I've changed workout routines, again and it's going brilliantly. So much better then I hoped. Supersets are awesome! I cannot believe how fast I've gained strength, but then I'm one of those gifted souls who can put on muscle very quickly. Downside is I can't burn fat very well and never have. Example being before I used to struggle with the leg lift machine and found three sets of fifteen on 25kg and it was just frustrating and I felt defeated if I couldn't get the last set. Today I did five sets on a 12-10-8-8-6 that went from 25-30-35-40-30 kgs. I was so damned proud of myself! I never would've dared to go above 30kgs before but I found today the weights were much easier and every time I put the notch up I was saying to myself "surely this will kill me." and I never missed a repetition; I was psyched. 40kgs!! That's 88lbs. That was almost half the weight stack.
I was talking to a friend who's a personal trainer (not my personal trainer but I'm considering a few sessions) about my diet issues and she agrees that Atkins is absolutely not the right way to go for the amount of activity I put out and she says that kind of diet is probably/most likely/oh hell it IS the reason I was feeling so run down and out of sorts. I told her I was changing to the six small meals and I was adding some fruit and oatmeal (Oh how I missed my beloved oatmeal!) and removing prok from my diet and she says it all sounded perfect.
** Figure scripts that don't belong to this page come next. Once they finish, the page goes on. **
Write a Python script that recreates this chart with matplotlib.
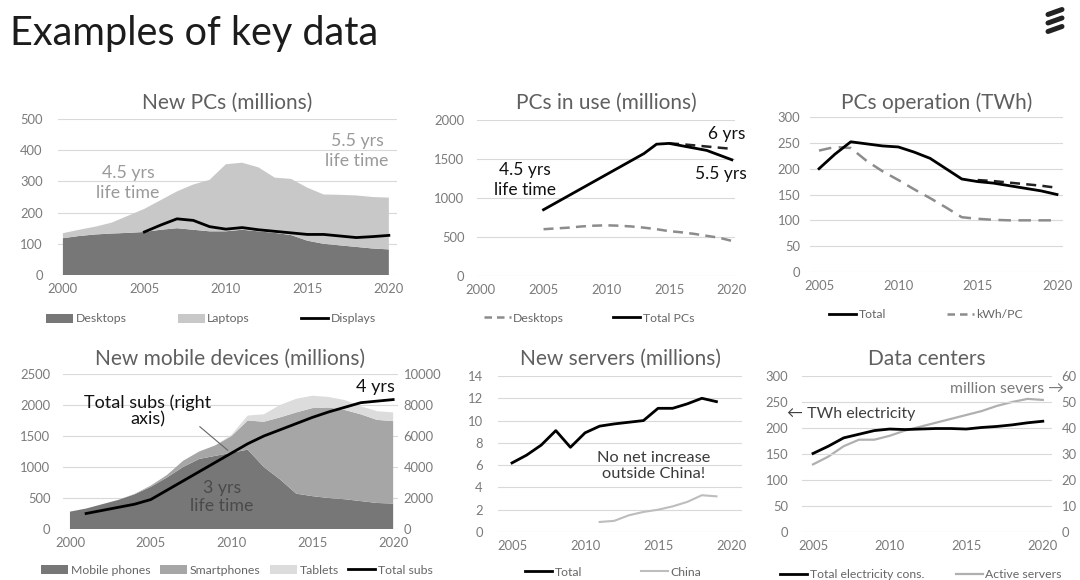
import matplotlib
matplotlib.use('Agg')
import matplotlib.pyplot as plt
from matplotlib.lines import Line2D
import numpy as np

plt.rcParams['font.family'] = ['Lato', 'DejaVu Sans']

W, H = 1080, 580

# ---- data ----
# New PCs (millions)
pc_years = list(range(2000, 2021))
pc_desktops = [118, 125, 130, 133, 135, 138, 145, 150, 145, 140, 140, 145, 140, 135,
               128, 110, 100, 95, 90, 85, 82]
pc_total_new = [134, 145, 155, 168, 190, 212, 240, 268, 290, 305, 355, 360, 345, 312,
                308, 280, 258, 257, 255, 250, 248]
pc_laptops = [t - d for t, d in zip(pc_total_new, pc_desktops)]
disp_years = list(range(2005, 2021))
pc_displays = [138, 160, 180, 175, 155, 147, 152, 145, 140, 135, 130, 130, 125, 120, 123, 127]

# PCs in use (millions)
use_years = list(range(2005, 2021))
use_total = [850, 940, 1030, 1120, 1210, 1300, 1390, 1480, 1570, 1690, 1700, 1670,
             1640, 1610, 1550, 1490]
use_desktops = [600, 610, 620, 635, 645, 650, 645, 635, 620, 600, 575, 560, 540, 515, 490, 450]
use6_years = list(range(2015, 2021))
use_total_6yrs = [1700, 1690, 1675, 1660, 1645, 1630]

# PCs operation (TWh)
op_years = list(range(2005, 2021))
op_total = [200, 228, 252, 248, 244, 242, 232, 220, 200, 180, 175, 172, 167, 162, 157, 150]
op_kwh = [235, 242, 240, 215, 195, 178, 160, 143, 125, 106, 103, 101, 100, 100, 100, 100]
op6_years = list(range(2015, 2021))
op_total_6yrs = [178, 176, 173, 170, 167, 163]

# New mobile devices (millions)
mob_years = list(range(2000, 2021))
mob_phones = [280, 330, 400, 470, 560, 680, 830, 1000, 1130, 1180, 1230, 1280, 1000, 800,
              570, 530, 500, 480, 450, 420, 410]
mob_smart = [0, 0, 0, 0, 5, 20, 40, 100, 120, 170, 270, 470, 730, 1000, 1310, 1420,
             1460, 1440, 1400, 1340, 1330]
mob_tablets = [0, 0, 0, 0, 0, 0, 0, 0, 0, 0, 20, 80, 120, 200, 220, 200, 170, 160,
               130, 140, 140]
subs_years = list(range(2001, 2021))
mob_subs = [1000, 1200, 1400, 1600, 1900, 2500, 3100, 3700, 4300, 4900, 5500, 6000, 6400,
            6800, 7200, 7550, 7850, 8150, 8250, 8350]

# New servers (millions)
srv_years = list(range(2005, 2020))
srv_total = [6.2, 6.9, 7.8, 9.1, 7.6, 8.9, 9.5, 9.7, 9.85, 10.0, 11.1, 11.1, 11.5, 12.0, 11.7]
china_years = list(range(2011, 2020))
srv_china = [0.9, 1.0, 1.5, 1.8, 2.0, 2.3, 2.7, 3.3, 3.2]

# Data centers
dc_years = list(range(2005, 2021))
dc_twh = [151, 165, 181, 188, 195, 198, 197, 198, 199, 199, 198, 201, 203, 206, 210, 213]
dc_servers = [26, 29, 33, 35.5, 35.5, 37, 39, 40.5, 42, 43.5, 45, 46.5, 48.5, 50, 51.2, 50.8]

# ---- styling ----
GRID = '#d9d9d9'
TICK = '#7a7a7a'
TITLE = '#5f5f5f'
DARK = '#777777'
MID = '#a6a6a6'
LIGHT = '#c8c8c8'
LIGHTER = '#dcdcdc'
TICKSIZE = 9.4

fig = plt.figure(figsize=(W / 100, H / 100), dpi=100)


def px_axes(left, top, right, bottom):
    return fig.add_axes([left / W, 1 - bottom / H, (right - left) / W, (bottom - top) / H])


def style(ax, ypad=8, xpad=6):
    for s in ax.spines.values():
        s.set_visible(False)
    ax.yaxis.grid(True, color=GRID, lw=0.8)
    ax.set_axisbelow(True)
    ax.tick_params(length=0, colors=TICK, labelsize=TICKSIZE)
    ax.tick_params(axis='y', pad=ypad)
    ax.tick_params(axis='x', pad=xpad)


def title(ax, txt, y):
    x = (ax.get_position().x0 + ax.get_position().x1) / 2
    fig.text(x, 1 - y / H, txt, ha='center', va='center', fontsize=15, color=TITLE)


def legend(ax, handles, labels, cx, cy, spacing=4.0):
    ax.legend(handles, labels, loc='center', bbox_to_anchor=(cx / W, 1 - cy / H),
              bbox_transform=fig.transFigure, ncol=len(handles), frameon=False,
              fontsize=8.8, labelcolor='#666666', handlelength=2.2, handletextpad=0.2,
              columnspacing=spacing)


def ftext(x, y, txt, color, size=11, ls=1.25, **kw):
    fig.text(x / W, 1 - y / H, txt, ha='center', va='center', fontsize=size, color=color,
             linespacing=ls, **kw)


# main title and logo
fig.text(10 / W, 1 - 33 / H, 'Examples of key data', fontsize=28.5, color='#1c1c1c',
         ha='left', va='center')
for yb in (12, 20.5, 29):
    fig.add_artist(Line2D([1048 / W, 1062 / W], [1 - (yb + 2.5) / H, 1 - (yb - 2.5) / H],
                          color='#222222', lw=3.6, solid_capstyle='round'))

# ---- panel 1: New PCs ----
ax1 = px_axes(58, 119, 397, 275)
ax1.stackplot(pc_years, pc_desktops, pc_laptops, colors=[DARK, LIGHT], lw=0)
ax1.plot(disp_years, pc_displays, color='black', lw=2)
ax1.set_xlim(1999.7, 2020.5)
ax1.set_ylim(0, 500)
ax1.set_yticks(range(0, 501, 100))
ax1.set_xticks(range(2000, 2021, 5))
style(ax1, ypad=11)
title(ax1, 'New PCs (millions)', 103)
ftext(128, 183, '4.5 yrs\nlife time', '#9a9a9a', size=12.8)
ftext(357, 151, '5.5 yrs\nlife time', '#9a9a9a', size=12.8)
legend(ax1,
       [plt.Rectangle((0, 0), 1, 1, fc=DARK), plt.Rectangle((0, 0), 1, 1, fc=LIGHT),
        Line2D([], [], color='black', lw=2)],
       ['Desktops', 'Laptops', 'Displays'], 211, 319, spacing=4.2)

# ---- panel 2: PCs in use ----
ax2 = px_axes(477, 120, 735, 276)
ax2.plot(use_years, use_desktops, color='#8c8c8c', lw=1.8, dashes=(4, 2.5))
ax2.plot(use6_years, use_total_6yrs, color='#222222', lw=1.8, dashes=(4, 2.5))
ax2.plot(use_years, use_total, color='black', lw=2)
ax2.set_xlim(1999.7, 2020.25)
ax2.set_ylim(0, 2000)
ax2.set_yticks(range(0, 2001, 500))
ax2.set_xticks(range(2000, 2021, 5))
style(ax2, ypad=9)
title(ax2, 'PCs in use (millions)', 103)
ftext(525, 180, '4.5 yrs\nlife time', '#111111', size=12.5)
ftext(727, 134, '6 yrs', '#111111', size=12.5)
ftext(721, 174, '5.5 yrs', '#111111', size=12.5)
legend(ax2,
       [Line2D([], [], color='#8c8c8c', lw=1.8, dashes=(3, 2)),
        Line2D([], [], color='black', lw=2)],
       ['Desktops', 'Total PCs'], 589, 318, spacing=4.0)

# ---- panel 3: PCs operation ----
ax3 = px_axes(810, 117, 1063, 272)
ax3.plot(op_years, op_kwh, color='#8c8c8c', lw=1.8, dashes=(5, 3))
ax3.plot(op6_years, op_total_6yrs, color='#222222', lw=1.8, dashes=(4, 2.5))
ax3.plot(op_years, op_total, color='black', lw=2)
ax3.set_xlim(2004.43, 2020.38)
ax3.set_ylim(0, 300)
ax3.set_yticks(range(0, 301, 50))
ax3.set_xticks(range(2005, 2021, 5))
style(ax3, ypad=7)
title(ax3, 'PCs operation (TWh)', 103)
legend(ax3,
       [Line2D([], [], color='black', lw=2),
        Line2D([], [], color='#8c8c8c', lw=1.8, dashes=(3, 2))],
       ['Total', 'kWh/PC'], 926, 315, spacing=5.0)

# ---- panel 4: New mobile devices ----
ax4 = px_axes(63, 374, 398, 529)
ax4.stackplot(mob_years, mob_phones, mob_smart, mob_tablets, colors=[DARK, MID, LIGHTER], lw=0)
ax4.set_xlim(1999.57, 2020.3)
ax4.set_ylim(0, 2500)
ax4.set_yticks(range(0, 2501, 500))
ax4.set_xticks(range(2000, 2021, 5))
style(ax4, ypad=9)
ax4r = ax4.twinx()
ax4r.plot(subs_years, mob_subs, color='black', lw=2)
ax4r.set_ylim(0, 10000)
ax4r.set_yticks(range(0, 10001, 2000))
for s in ax4r.spines.values():
    s.set_visible(False)
ax4r.tick_params(length=0, colors=TICK, labelsize=TICKSIZE, pad=4)
title(ax4, 'New mobile devices (millions)', 359)
ax4.annotate('', xy=(2009.9, 1240), xytext=(2007.9, 1680),
             arrowprops=dict(arrowstyle='-', color='#666666', lw=0.8))
ftext(148, 411, 'Total subs (right\naxis)', '#111111', size=13, ls=1.0)
ftext(375, 387, '4 yrs', '#111111', size=13)
ftext(222, 497, '3 yrs\nlife time', '#4a4a4a', size=12.8, ls=1.1)
legend(ax4,
       [plt.Rectangle((0, 0), 1, 1, fc=DARK), plt.Rectangle((0, 0), 1, 1, fc=MID),
        plt.Rectangle((0, 0), 1, 1, fc=LIGHTER), Line2D([], [], color='black', lw=2)],
       ['Mobile phones', 'Smartphones', 'Tablets', 'Total subs'], 237, 570, spacing=0.8)

# ---- panel 5: New servers ----
ax5 = px_axes(498, 376, 742, 532)
ax5.plot(srv_years, srv_total, color='black', lw=2)
ax5.plot(china_years, srv_china, color='#bdbdbd', lw=1.5)
ax5.set_xlim(2004.04, 2020.75)
ax5.set_ylim(0, 14)
ax5.set_yticks(range(0, 15, 2))
ax5.set_xticks(range(2005, 2021, 5))
style(ax5, ypad=11)
title(ax5, 'New servers (millions)', 359)
ftext(654, 466, 'No net increase\noutside China!', '#3a3a3a', size=11.8)
legend(ax5,
       [Line2D([], [], color='black', lw=2), Line2D([], [], color='#bdbdbd', lw=1.5)],
       ['Total', 'China'], 613, 572, spacing=4.8)

# ---- panel 6: Data centers ----
ax6 = px_axes(802, 376, 1052, 532)
ax6.plot(dc_years, dc_twh, color='black', lw=2, zorder=3)
ax6.set_xlim(2004.28, 2020.6)
ax6.set_ylim(0, 300)
ax6.set_yticks(range(0, 301, 50))
ax6.set_xticks(range(2005, 2021, 5))
style(ax6, ypad=10)
ax6r = ax6.twinx()
ax6r.plot(dc_years, dc_servers, color='#b0b0b0', lw=1.6)
ax6r.set_ylim(0, 60)
ax6r.set_yticks(range(0, 61, 10))
for s in ax6r.spines.values():
    s.set_visible(False)
ax6r.tick_params(length=0, colors=TICK, labelsize=TICKSIZE, pad=7)
ax6.set_zorder(ax6r.get_zorder() + 1)
ax6.patch.set_visible(False)
title(ax6, 'Data centers', 359)
ftext(851, 414, '\u2190 TWh electricity', '#3f3f3f', size=11.5)
ftext(1007, 389, 'million severs \u2192', '#7a7a7a', size=11.3)
legend(ax6,
       [Line2D([], [], color='black', lw=2), Line2D([], [], color='#b0b0b0', lw=1.6)],
       ['Total electricity cons.', 'Active servers'], 921, 575, spacing=2.6)

fig.savefig('out.png', dpi=100, facecolor='white')
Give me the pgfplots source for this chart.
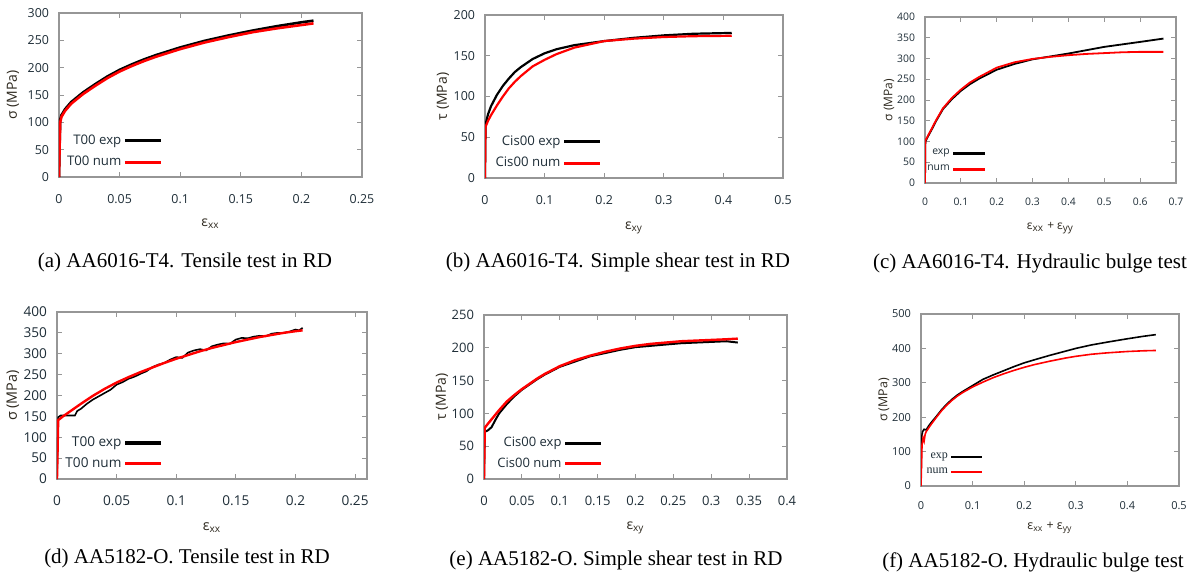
\documentclass[border=0pt]{standalone}
\usepackage{fontspec}
\setmainfont{Liberation Serif}
\newfontfamily\osans{Open Sans}
\usepackage{pgfplots}
\pgfplotsset{compat=1.18}
\definecolor{ticktxt}{RGB}{30,45,55}
\definecolor{labtxt}{RGB}{45,40,30}
\definecolor{frame}{RGB}{150,150,150}
\pgfplotsset{
  myaxis/.style={scale only axis, anchor=south west,
    axis line style={frame, line width=0.6pt},
    tick style={frame, line width=0.5pt},
    major tick length=2.5pt,
    tick label style={text=ticktxt, /pgf/number format/assume math mode=true},
    scaled ticks=false,
    xticklabel style={/pgf/number format/fixed, /pgf/number format/precision=3, yshift=-5pt},
    yticklabel style={xshift=-1.5pt},
    label style={text=labtxt},
    legend plot pos=right,
    legend cell align=right,
    legend style={draw=none, fill=none, inner sep=0pt, nodes={inner sep=1pt, text=ticktxt}, row sep=1.5pt},
    legend image code/.code={\draw[##1, line width=1.6pt] (0pt,0pt) -- (18pt,0pt);},
  },
  fs/.style={tick label style={font=\osans\fontsize{#1}{#1}\selectfont},
    legend style={font=\osans\fontsize{#1}{#1}\selectfont}},
  ls/.style={label style={font=\osans\fontsize{#1}{#1}\selectfont}},
}
\begin{document}
\begin{tikzpicture}
\path[use as bounding box] (0,0) rectangle (599.5pt,-289pt);
% (a)
\begin{axis}[myaxis, fs=6.2, ls=7, at={(29.5pt,-88.5pt)}, width=151.5pt, height=82pt,
  xmin=0, xmax=0.25, ymin=0, ymax=300,
  xtick={0,0.05,0.1,0.15,0.2,0.25}, ytick={0,50,100,150,200,250,300},
  xlabel={ε\textsubscript{xx}}, ylabel={σ (MPa)},
  xlabel style={at={(axis description cs:0.5,0)}, anchor=center, yshift=-23.5pt},
  ylabel style={at={([xshift=-23pt]axis description cs:0,0.5)}, anchor=center},
  legend style={at={(axis description cs:0.343,0.155)}, anchor=east, row sep=2.5pt, font=\osans\fontsize{6.6}{6.6}\selectfont}]
\addplot[black, line width=1.3pt] coordinates {(0,0) (0.0005,60) (0.001,105) (0.002,113) (0.005,124) (0.01,137) (0.02,155) (0.03,170) (0.04,184) (0.05,196) (0.06,206) (0.07,215) (0.08,223) (0.09,230) (0.1,237) (0.12,249) (0.14,259) (0.16,268) (0.18,276) (0.2,283) (0.21,286)};
\addlegendentry{T00 exp}
\addplot[red, line width=1.3pt] coordinates {(0,0) (0.0005,55) (0.001,100) (0.002,110) (0.005,121) (0.01,134) (0.02,152) (0.03,167) (0.04,181) (0.05,193) (0.06,203) (0.07,212) (0.08,220) (0.09,227) (0.1,234) (0.12,246) (0.14,256) (0.16,265) (0.18,272) (0.2,278) (0.21,281)};
\addlegendentry{T00 num}
\end{axis}
% (b)
\begin{axis}[myaxis, fs=6.2, ls=7, at={(242.5pt,-89pt)}, width=149pt, height=81.5pt,
  xmin=0, xmax=0.5, ymin=0, ymax=200,
  xtick={0,0.1,0.2,0.3,0.4,0.5}, ytick={0,50,100,150,200},
  xlabel={ε\textsubscript{xy}}, ylabel={τ (MPa)},
  xlabel style={at={(axis description cs:0.5,0)}, anchor=center, yshift=-25pt},
  ylabel style={at={([xshift=-21pt]axis description cs:0,0.5)}, anchor=center},
  legend style={at={(axis description cs:0.393,0.156)}, anchor=east, row sep=2.5pt, font=\osans\fontsize{6.6}{6.6}\selectfont}]
\addplot[black, line width=1.1pt] coordinates {(0,0) (0.0005,40) (0.001,66) (0.005,78) (0.01,88) (0.02,102) (0.03,113) (0.04,122) (0.05,130) (0.06,136) (0.07,141) (0.08,146) (0.1,153) (0.12,158) (0.15,163) (0.2,168) (0.25,172) (0.3,175) (0.35,177) (0.414,178)};
\addlegendentry{Cis00 exp}
\addplot[red, line width=1.1pt] coordinates {(0,0) (0.0005,40) (0.001,63) (0.005,70) (0.01,77) (0.02,89) (0.03,100) (0.04,110) (0.05,118) (0.06,125) (0.07,131) (0.08,137) (0.1,145) (0.12,152) (0.15,160) (0.2,168) (0.25,171) (0.3,173) (0.35,174) (0.414,174.5)};
\addlegendentry{Cis00 num}
\end{axis}
% (c)
\begin{axis}[myaxis, fs=5.2, ls=6, at={(462.5pt,-91.5pt)}, width=125.5pt, height=83pt,
  xmin=0, xmax=0.7, ymin=0, ymax=400,
  xtick={0,0.1,0.2,0.3,0.4,0.5,0.6,0.7}, ytick={0,50,100,150,200,250,300,350,400},
  xticklabel style={yshift=1pt},
  xlabel={ε\textsubscript{xx} + ε\textsubscript{yy}}, ylabel={σ (MPa)},
  xlabel style={at={(axis description cs:0.5,0)}, anchor=center, yshift=-22.5pt},
  ylabel style={at={([xshift=-18pt]axis description cs:0,0.5)}, anchor=center},
  legend image code/.code={\draw[#1, line width=1.4pt] (0pt,0pt) -- (16pt,0pt);},
  legend style={at={(axis description cs:0.247,0.130)}, anchor=east, row sep=1.5pt}]
\addplot[black, line width=0.9pt] coordinates {(0,0) (0.001,100) (0.01,115) (0.02,131) (0.03,148) (0.05,178) (0.075,202) (0.1,222) (0.125,238) (0.15,251) (0.2,273) (0.25,287) (0.3,298) (0.35,305) (0.4,312) (0.45,320) (0.5,328) (0.55,334) (0.6,340) (0.665,348)};
\addlegendentry{exp}
\addplot[red, line width=0.9pt] coordinates {(0,0) (0.001,102) (0.01,117) (0.02,133) (0.03,150) (0.05,180) (0.075,205) (0.1,225) (0.125,242) (0.15,255) (0.2,278) (0.25,291) (0.3,299) (0.35,304) (0.4,308) (0.45,311) (0.5,313) (0.55,315) (0.6,316) (0.665,316)};
\addlegendentry{num}
\end{axis}
% (d)
\begin{axis}[myaxis, fs=6.8, ls=7.2, at={(28.5pt,-239.5pt)}, width=155pt, height=83.5pt,
  xmin=0, xmax=0.26, ymin=0, ymax=400,
  xtick={0,0.05,0.1,0.15,0.2,0.25}, ytick={0,50,100,150,200,250,300,350,400},
  xlabel={ε\textsubscript{xx}}, ylabel={σ (MPa)},
  xlabel style={at={(axis description cs:0.5,0)}, anchor=center, yshift=-24.5pt},
  ylabel style={at={([xshift=-22pt]axis description cs:0,0.5)}, anchor=center},
  legend style={at={(axis description cs:0.342,0.153)}, anchor=east, row sep=2pt}]
\addplot[black, line width=0.8pt] coordinates {(0,0) (0.001,148) (0.003,152) (0.015,152) (0.017,163) (0.02,168) (0.025,180) (0.03,190) (0.035,198) (0.04,206) (0.045,214) (0.05,226) (0.055,232) (0.06,240) (0.065,245) (0.07,252) (0.075,258) (0.08,268) (0.085,274) (0.09,278) (0.095,286) (0.1,292) (0.105,290) (0.11,303) (0.115,308) (0.12,311) (0.125,308) (0.13,318) (0.135,322) (0.14,325) (0.145,324) (0.15,334) (0.155,338) (0.16,337) (0.165,341) (0.17,343) (0.175,342) (0.18,348) (0.185,350) (0.19,350) (0.195,353) (0.2,358) (0.203,356) (0.206,362)};
\addlegendentry{T00 exp}
\addplot[red, line width=1.2pt] coordinates {(0,0) (0.001,141) (0.005,150) (0.01,160) (0.02,180) (0.03,199) (0.04,216) (0.05,231) (0.06,244) (0.07,256) (0.08,267) (0.09,278) (0.1,288) (0.11,297) (0.12,306) (0.13,314) (0.14,321) (0.15,328) (0.16,334) (0.17,340) (0.18,345) (0.19,350) (0.2,354) (0.206,356)};
\addlegendentry{T00 num}
\end{axis}
% (e)
\begin{axis}[myaxis, fs=6.5, ls=7, at={(242pt,-239.5pt)}, width=151.5pt, height=82pt,
  xmin=0, xmax=0.4, ymin=0, ymax=250,
  xtick={0,0.05,0.1,0.15,0.2,0.25,0.3,0.35,0.4}, ytick={0,50,100,150,200,250},
  xlabel={ε\textsubscript{xy}}, ylabel={τ (MPa)},
  xlabel style={at={(axis description cs:0.5,0)}, anchor=center, yshift=-24.5pt},
  ylabel style={at={([xshift=-21pt]axis description cs:0,0.5)}, anchor=center},
  legend style={at={(axis description cs:0.393,0.155)}, anchor=east, row sep=2pt}]
\addplot[black, line width=1pt] coordinates {(0,0) (0.001,72) (0.005,74) (0.01,79) (0.015,90) (0.02,100) (0.03,114) (0.04,126) (0.05,136) (0.06,144) (0.07,152) (0.08,159) (0.09,165) (0.1,171) (0.12,179) (0.14,187) (0.16,192) (0.18,197) (0.2,201) (0.22,203) (0.24,205) (0.26,207) (0.28,208) (0.3,209) (0.32,210) (0.335,208)};
\addlegendentry{Cis00 exp}
\addplot[red, line width=1.2pt] coordinates {(0,0) (0.001,78) (0.005,84) (0.01,91) (0.02,105) (0.03,118) (0.04,128) (0.05,137) (0.06,145) (0.07,153) (0.08,160) (0.09,166) (0.1,172) (0.12,181) (0.14,188) (0.16,194) (0.18,199) (0.2,203) (0.22,206) (0.24,208) (0.26,210) (0.28,211) (0.3,212) (0.32,213) (0.335,214)};
\addlegendentry{Cis00 num}
\end{axis}
% (f)
\begin{axis}[myaxis, fs=5.5, ls=6.2, at={(460.5pt,-243pt)}, width=129pt, height=86pt,
  xmin=0, xmax=0.5, ymin=0, ymax=500,
  xtick={0,0.1,0.2,0.3,0.4,0.5}, ytick={0,100,200,300,400,500},
  xticklabel style={yshift=1pt},
  xlabel={ε\textsubscript{xx} + ε\textsubscript{yy}}, ylabel={σ (MPa)},
  xlabel style={at={(axis description cs:0.5,0)}, anchor=center, yshift=-21pt},
  ylabel style={at={([xshift=-18.5pt]axis description cs:0,0.5)}, anchor=center},
  legend image code/.code={\draw[#1, line width=1.3pt] (0pt,0pt) -- (15.5pt,0pt);},
  legend style={at={(axis description cs:0.244,0.125)}, anchor=east, row sep=1pt, font=\fontsize{6}{6}\selectfont}]
\addplot[black, line width=0.8pt] coordinates {(0,0) (0.001,140) (0.003,158) (0.006,165) (0.01,163) (0.015,175) (0.02,185) (0.03,203) (0.04,222) (0.05,238) (0.06,252) (0.07,264) (0.08,274) (0.1,292) (0.12,310) (0.14,323) (0.16,335) (0.18,347) (0.2,358) (0.22,367) (0.25,380) (0.28,392) (0.3,400) (0.33,410) (0.36,418) (0.4,428) (0.43,435) (0.455,440)};
\addlegendentry{exp}
\addplot[red, line width=0.8pt] coordinates {(0,0) (0.002,120) (0.004,140) (0.006,130) (0.008,150) (0.01,158) (0.02,180) (0.03,200) (0.04,219) (0.05,235) (0.06,249) (0.07,261) (0.08,271) (0.1,288) (0.12,302) (0.14,315) (0.16,326) (0.18,336) (0.2,345) (0.22,353) (0.25,363) (0.28,372) (0.3,377) (0.33,383) (0.36,387) (0.4,391) (0.43,393) (0.455,394)};
\addlegendentry{num}
\end{axis}
% captions
\node[font=\fontsize{10.5}{12}\selectfont] at (92.5pt,-131pt) {(a) AA6016-T4. Tensile test in RD};
\node[font=\fontsize{10.5}{12}\selectfont] at (309pt,-131pt) {(b) AA6016-T4. Simple shear test in RD};
\node[font=\fontsize{10.5}{12}\selectfont] at (515pt,-131.5pt) {(c) AA6016-T4. Hydraulic bulge test};
\node[font=\fontsize{10.5}{12}\selectfont] at (93.5pt,-279pt) {(d) AA5182-O. Tensile test in RD};
\node[font=\fontsize{10.5}{12}\selectfont] at (308pt,-280pt) {(e) AA5182-O. Simple shear test in RD};
\node[font=\fontsize{10.5}{12}\selectfont] at (516.5pt,-281pt) {(f) AA5182-O. Hydraulic bulge test};
\end{tikzpicture}
\end{document}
But when I told her that my calories were around 1500-1700 she got a bit crazy "That's not enough for you! You need closer to 2000 calories! No wonder you're not losing weight. You've got your calories cut back so far you're body will be tripping into starvation mode." I was a bit...what? and she explained that cutting calories back too much, even though 1500-1700 sounds good - and it would be for a person who doesn't exercise as much as I do - but it's probably cutting back over 1000 calories of what I actually need. When she asked me how many calories I tend to burn during my workouts (She knows I use a heart rate monitor) I told her anywhere from 800-1200: she hit me. She then told me to eat. Eat smart, eat clean and add in another 500 calories and even if I gain weight in the beginning I should see the weight start to fall again once my body figures out I'm not starving. Increase my cardio to five days a week, weights stay at three and I should see the numbers change within a month.
It's a lot to take in really. But why the hell not? So yesterday I was up at 8am and went for a jog (Don't tell my physiotherapist) and today was 20 minute run and weights for legs and abs.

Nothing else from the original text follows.